Witness to boy’s starvation says he was ‘bugged’ by it, but didn’t call police

One of the six adults living in a house where a five-year-old boy was starved to death by his grandparents says the boy’s treatment “bugged” him, but he didn’t want to “create friction” by saying anything about it.

When Jeffrey Baldwin died in November 2002, weeks shy of his sixth birthday, he weighed 21 pounds — about the same as he did on his first birthday.

His grandparents, Elva Bottineau and Norman Kidman, who were ultimately convicted of second-degree murder in his death, had been granted custody of Jeffrey and his three siblings despite having previous child abuse convictions.

At the time of Jeffrey’s death six adults and six children were living in the house, including Bottineau and Kidman, their two daughters and their partners, Jeffrey and his siblings and two cousins.

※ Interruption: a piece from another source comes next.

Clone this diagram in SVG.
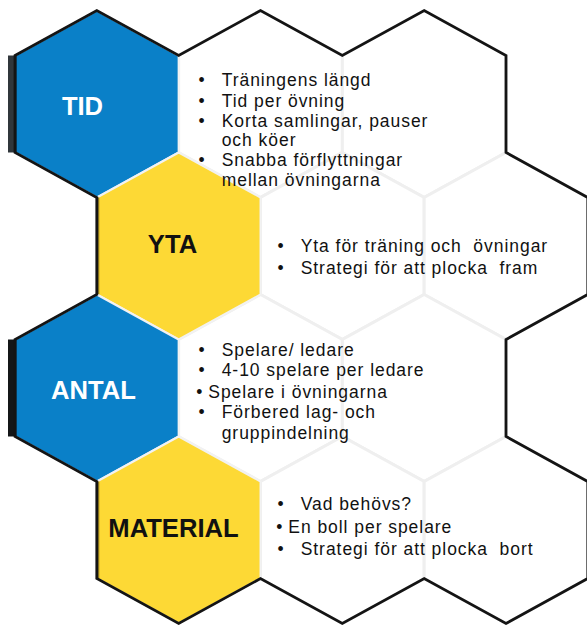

Mike Reitemeier — one of the daughters’ partners — testified today at a coroner’s inquest into Jeffrey’s death that he didn’t speak up about the boy’s treatment because he didn’t want to be kicked out of the house.

Reitemeier says in the days before Jeffrey died he had trouble standing, eating and even holding his head up and he could tell Jeffrey “wasn’t going to make it.”

Coroner’s counsel Jill Witkin asked him if he ever called 911 or children’s aid. He hadn’t.

“I should have,” Reitemeier said. “I mean, I torture myself every day since this has happened about that…I don’t know why I didn’t do something.”